My coming out story…
I always knew from a young age that I was gay, but at that particular time in my life, it wasn’t the done thing to be “a gay” and it wasn’t on my radar to tell anyone, especially my parents. After exploring my sexuality on a trip to America when I was around 14 years of age – I came back to England and realised that this is who I am, but I couldn’t tell anyone at all, apart from my best friend in school and her older brother who was gay – he was totally out and was quite happy to tell people about himself, how I managed to keep it from my parents I do not know. But back then, it was a very taboo subject; teachers would pass a blind eye and ignore it. I would be the one to get in trouble for someone calling me GAY!! Or camp Freddie I was nick named for a short time – not that I am camp, that was just the name I adopted for a while. That was when I actually had the courage to get up and go to school in the first place!!
Fast forward to when I turned 17, I decided to tell my dad. I thought it would be easier because we never really had a close relationship; he left when I was six years old and my parents didn’t speak to each other so I knew I could tell him and my mum would never find out.

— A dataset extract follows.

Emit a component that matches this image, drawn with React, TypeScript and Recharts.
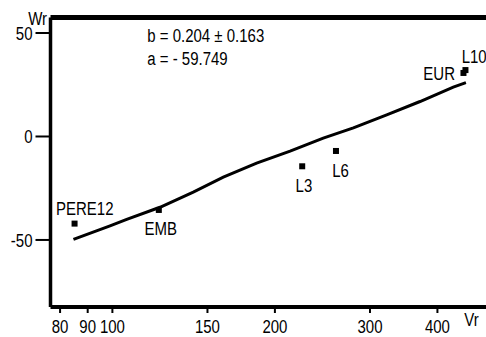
import React from "react";
import {
  ComposedChart,
  XAxis,
  YAxis,
  Line,
  Scatter,
  ReferenceLine,
  Customized,
} from "recharts";

// Sites: Vr (log axis) against Wr
const siteNames = ["PERE12", "EMB", "L3", "L6", "EUR", "L10"];
const siteVr = [85.1, 121.9, 224.7, 259.5, 447, 450.8];
const siteWr = [-42.1, -35.5, -14.4, -7.0, 30.7, 32.1];

// Fitted regression curve as drawn on the log axis
const fitVr = [84.7, 99.0, 106.3, 122.5, 141.2, 160.5, 185.0, 213.4, 245.8, 279.5, 322.2, 371.4, 428, 451.7];
const fitWr = [-49.7, -43.2, -40.1, -34.2, -26.9, -19.6, -12.9, -7.1, -0.8, 4.2, 10.4, 16.9, 23.9, 26.0];

const xTicks = [80, 90, 100, 150, 200, 300, 400];
const yTicks = [-50, 0, 50];
const xDomain: [number, number] = [76.8, 512];
const yDomain: [number, number] = [-82.4, 57.5];

const slopeText = "b = 0.204 ± 0.163";
const interceptText = "a = - 59.749";

const sites = siteNames.map((name, i) => ({ name, x: siteVr[i], y: siteWr[i] }));
const fit = fitVr.map((x, i) => ({ x, y: fitWr[i] }));

const FONT = "'Liberation Sans', Arial, sans-serif";
const STRETCH = 1.24;

// Label placement around each site marker
const labelPlacement: Record<string, { dx: number; dy: number; anchor: "start" | "middle" | "end" }> = {
  PERE12: { dx: -18.5, dy: -8.7, anchor: "start" },
  EMB: { dx: 2, dy: 25, anchor: "middle" },
  L3: { dx: 1.7, dy: 25.4, anchor: "middle" },
  L6: { dx: 4.5, dy: 25.7, anchor: "middle" },
  EUR: { dx: -8.5, dy: 7, anchor: "end" },
  L10: { dx: -3.8, dy: -6.7, anchor: "start" },
};

function TallText({
  x,
  y,
  anchor = "start",
  children,
}: {
  x: number;
  y: number;
  anchor?: "start" | "middle" | "end";
  children: React.ReactNode;
}) {
  return (
    <text
      transform={`translate(${x} ${y}) scale(1 ${STRETCH})`}
      textAnchor={anchor}
      fontSize={15}
      fontFamily={FONT}
      fill="#000"
    >
      {children}
    </text>
  );
}

const XTick = (props: any) => {
  const { x, y, payload } = props;
  return (
    <TallText x={x} y={y + 18} anchor="middle">
      {payload.value}
    </TallText>
  );
};

const YTick = (props: any) => {
  const { x, y, payload } = props;
  return (
    <TallText x={x - 1} y={y + 6.6} anchor="end">
      {payload.value}
    </TallText>
  );
};

const SiteMarker = (props: any) => {
  const { cx, cy, payload } = props;
  const p = labelPlacement[payload.name] || { dx: 0, dy: -8, anchor: "middle" };
  return (
    <g>
      <rect x={cx - 3} y={cy - 3} width={6} height={6} fill="#000" />
      <TallText x={cx + p.dx} y={cy + p.dy} anchor={p.anchor}>
        {payload.name}
      </TallText>
    </g>
  );
};

const FitStats = () => (
  <g>
    <TallText x={147.3} y={41.7}>{slopeText}</TallText>
    <TallText x={147.3} y={65}>{interceptText}</TallText>
  </g>
);

export default function App() {
  return (
    <div
      style={{
        position: "absolute",
        left: 0,
        top: 0,
        width: 486,
        height: 337,
        overflow: "hidden",
        background: "#fff",
      }}
    >
      <ComposedChart
        width={500}
        height={337}
        margin={{ top: 17.5, right: 4.7, bottom: 0, left: 0.5 }}
      >
        <XAxis
          dataKey="x"
          type="number"
          scale="log"
          domain={xDomain}
          allowDataOverflow
          ticks={xTicks}
          interval={0}
          height={30}
          tickSize={6}
          tickMargin={2}
          axisLine={{ stroke: "#000", strokeWidth: 4 }}
          tickLine={{ stroke: "#000", strokeWidth: 2 }}
          tick={XTick}
          label={(p: any) => {
            const vb = p.viewBox || {};
            return (
              <TallText x={(vb.x ?? 0) + 413.8} y={(vb.y ?? 307) + 19}>
                Vr
              </TallText>
            );
          }}
        />
        <YAxis
          dataKey="y"
          type="number"
          domain={yDomain}
          allowDataOverflow
          ticks={yTicks}
          interval={0}
          width={50}
          tickSize={15}
          tickMargin={2}
          axisLine={{ stroke: "#000", strokeWidth: 3.5 }}
          tickLine={{ stroke: "#000", strokeWidth: 2 }}
          tick={YTick}
          label={(p: any) => {
            const vb = p.viewBox || {};
            return (
              <TallText x={(vb.x ?? 0.5) + 46.5} y={(vb.y ?? 17.5) + 7.5} anchor="end">
                Wr
              </TallText>
            );
          }}
        />
        <ReferenceLine y={yDomain[1]} stroke="#000" strokeWidth={5} />
        <Line
          data={fit}
          dataKey="y"
          type="linear"
          stroke="#000"
          strokeWidth={3}
          dot={false}
          activeDot={false}
          isAnimationActive={false}
        />
        <Scatter
          data={sites}
          dataKey="y"
          fill="#000"
          shape={SiteMarker}
          isAnimationActive={false}
        />
        <Customized component={FitStats} />
      </ComposedChart>
    </div>
  );
}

I sent him a text – a long detailed one, but because he was driving, my eight-year-old sister read it aloud to him. He tried to call me straight away but I couldn’t answer, no way could I answer!!!, so he called my mum instead. He said “H just called, telling me he’s gay – is he winding me up?” obviously my mum was clueless and when I went home that night, mum was waiting for me and just said, “Is there’s something you need to tell me?” it was crunch time, I had to admit it, looking forward to the feeling of love and acceptance only to be told “must be a phase, you’ll snap out of it soon…what do you want for dinner?” I was confused, shocked, but kind of relieved at the same time because I knew we wouldn’t need to speak about it.
It took a few years for people to understand it wasn’t a phase and I lost some friends along the way and a few family members too but this only taught me how to be resilient. It took a while for everyone close to me to get to grips with it. I wasn’t allowed to speak about it or bring a boyfriend home – so I moved to Brighton, got my own place and created a new family, one filled with good friendships. Plus, I’m happy to add mum and I are closer than ever and she wouldn’t change me for the world.

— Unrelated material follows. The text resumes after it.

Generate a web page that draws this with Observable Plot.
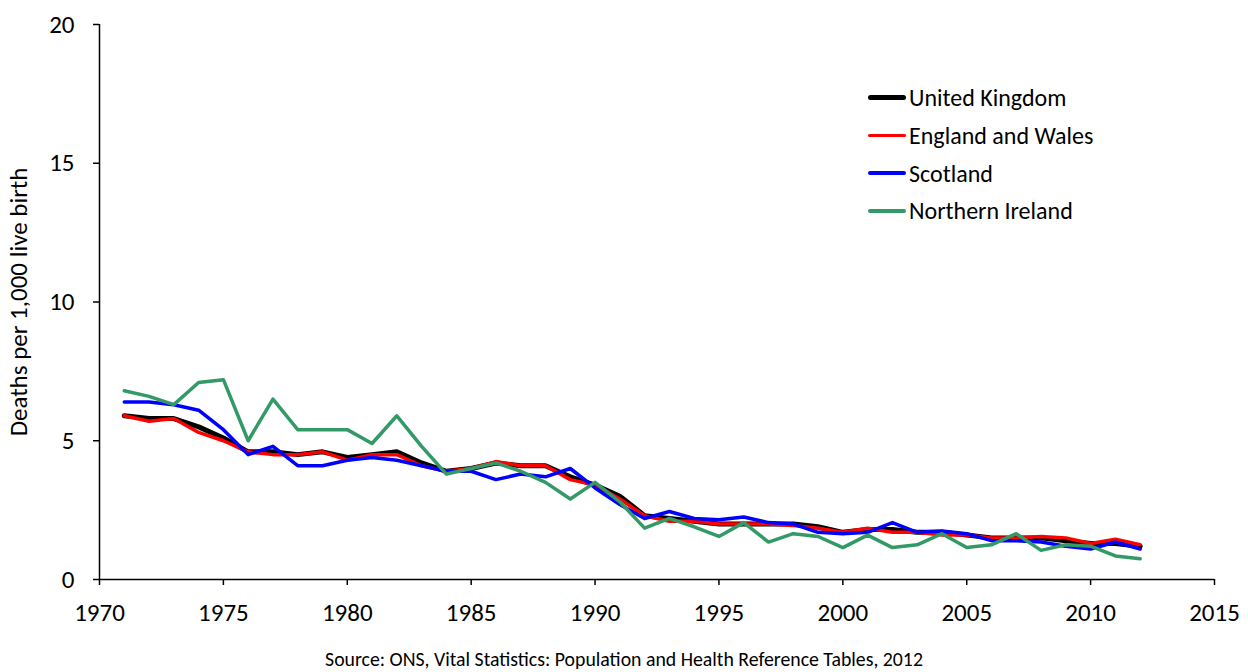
<!DOCTYPE html>
<html>
<head>
<meta charset="utf-8">
<script src="https://cdn.jsdelivr.net/npm/d3@7"></script>
<script src="https://cdn.jsdelivr.net/npm/@observablehq/plot@0.6"></script>
<style>
  html, body { margin: 0; padding: 0; background: #fff; }
  body { width: 1248px; height: 672px; position: relative; overflow: hidden; font-family: Calibri, Carlito, Lato, sans-serif; }
  #chart { position: absolute; left: 0; top: 0; }
  #legend { position: absolute; left: 868px; top: 79px; font-size: 24px; color: #000; }
  #legend .row { display: flex; align-items: center; height: 37.7px; }
  #legend .sw { width: 38px; margin-right: 3px; border-radius: 3px; }
  #caption { position: absolute; left: 0; width: 1248px; top: 647px; text-align: center; font-size: 19.8px; color: #000; }
</style>
</head>
<body>
<div id="chart"></div>
<div id="legend"></div>
<div id="caption">Source: ONS, Vital Statistics: Population and Health Reference Tables, 2012</div>
<script>
const years = d3.range(1971, 2013);
const seriesNames = ["United Kingdom", "England and Wales", "Scotland", "Northern Ireland"];
const seriesColors = ["#000000", "#ff0000", "#0000ff", "#339966"];
const seriesWidths = [5, 3.5, 3.5, 3.5];

const unitedKingdom = [5.9, 5.8, 5.8, 5.5, 5.1, 4.6, 4.6, 4.5, 4.6, 4.4, 4.5, 4.6, 4.2, 3.9, 4.0, 4.2, 4.1, 4.1, 3.7, 3.4, 3.0, 2.3, 2.2, 2.1, 2.0, 2.0, 2.0, 2.0, 1.9, 1.7, 1.8, 1.8, 1.7, 1.7, 1.6, 1.5, 1.5, 1.5, 1.4, 1.3, 1.3, 1.2];
const englandWales = [5.9, 5.7, 5.8, 5.3, 5.0, 4.6, 4.5, 4.5, 4.6, 4.3, 4.5, 4.5, 4.1, 3.9, 4.0, 4.25, 4.1, 4.1, 3.6, 3.4, 2.9, 2.3, 2.1, 2.1, 2.0, 2.0, 2.0, 1.95, 1.85, 1.7, 1.85, 1.7, 1.7, 1.6, 1.6, 1.5, 1.5, 1.55, 1.5, 1.3, 1.45, 1.25];
const scotland = [6.4, 6.4, 6.3, 6.1, 5.4, 4.5, 4.8, 4.1, 4.1, 4.3, 4.4, 4.3, 4.1, 3.9, 3.9, 3.6, 3.8, 3.7, 4.0, 3.3, 2.7, 2.2, 2.45, 2.2, 2.15, 2.25, 2.05, 2.0, 1.7, 1.65, 1.7, 2.05, 1.7, 1.75, 1.65, 1.4, 1.4, 1.35, 1.2, 1.1, 1.35, 1.1];
const northernIreland = [6.8, 6.6, 6.3, 7.1, 7.2, 5.0, 6.5, 5.4, 5.4, 5.4, 4.9, 5.9, 4.8, 3.8, 4.0, 4.2, 3.9, 3.5, 2.9, 3.5, 2.8, 1.85, 2.2, 1.9, 1.55, 2.05, 1.35, 1.65, 1.55, 1.15, 1.6, 1.15, 1.25, 1.65, 1.15, 1.25, 1.65, 1.05, 1.25, 1.2, 0.85, 0.75];

const xTicks = [1970, 1975, 1980, 1985, 1990, 1995, 2000, 2005, 2010, 2015];
const yTicks = [0, 5, 10, 15, 20];
const yLabel = "Deaths per 1,000 live birth";

const allValues = [unitedKingdom, englandWales, scotland, northernIreland];
const data = [];
seriesNames.forEach((name, i) => {
  years.forEach((yr, j) => data.push({series: name, year: yr, value: allValues[i][j]}));
});

const font = "Calibri, Carlito, Lato, sans-serif";

const plot = Plot.plot({
  width: 1248,
  height: 636,
  marginLeft: 99,
  marginRight: 34,
  marginTop: 24,
  marginBottom: 57,
  style: {fontFamily: font, color: "#000", background: "#fff", overflow: "visible"},
  x: {domain: [1970, 2015]},
  y: {domain: [0, 20]},
  marks: [
    Plot.axisX({ticks: xTicks, tickFormat: () => "", tickSize: 6, label: null, strokeWidth: 1.5}),
    Plot.axisY({ticks: yTicks, tickFormat: () => "", tickSize: 6, label: null, strokeWidth: 1.5}),
    Plot.text(xTicks, {x: d => d, text: d => String(d), frameAnchor: "bottom", lineAnchor: "top", dy: 24, fontSize: 25, fill: "#000"}),
    Plot.text(yTicks, {y: d => d, text: d => String(d), frameAnchor: "left", textAnchor: "end", dx: -25, fontSize: 25, fill: "#000"}),
    Plot.axisY({ticks: [], tickSize: 0, fontSize: 25, label: yLabel, labelAnchor: "center", labelArrow: "none", labelOffset: 90}),
    Plot.ruleX([1970], {stroke: "#000", strokeWidth: 1.5}),
    Plot.ruleY([0], {stroke: "#000", strokeWidth: 1.5}),
    ...seriesNames.map((name, i) => Plot.line(data.filter(d => d.series === name), {
      x: "year", y: "value", stroke: seriesColors[i], strokeWidth: seriesWidths[i], strokeLinejoin: "round"
    }))
  ]
});
document.getElementById("chart").appendChild(plot);

const legend = document.getElementById("legend");
seriesNames.forEach((name, i) => {
  const row = document.createElement("div");
  row.className = "row";
  const sw = document.createElement("div");
  sw.className = "sw";
  sw.style.height = (i === 0 ? 5 : 3.5) + "px";
  sw.style.background = seriesColors[i];
  const label = document.createElement("span");
  label.textContent = name;
  row.appendChild(sw);
  row.appendChild(label);
  legend.appendChild(row);
});
</script>
</body>
</html>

When it comes to working at Virgin Media, I feel that I can just be myself. I don’t have to hide, which has really helped to build my confidence. I spent many years at school being someone else and when I look back, I question why I never had the confidence to just stand up and be proud of who I was. Since being involved with the LGBTQ+ community, it has given me the confidence to network, to “Build connections that really matter” and step out of my comfort zone. Being gay doesn’t define me, doesn’t make me who I am but it’s important to be upfront and honest at work and at home.
I’m happy to say that Virgin Media celebrates diversity and inclusion, so I’m proud of who I am and what I can accomplish and am thankful to work for a company that lets me be loud and proud about who I am!!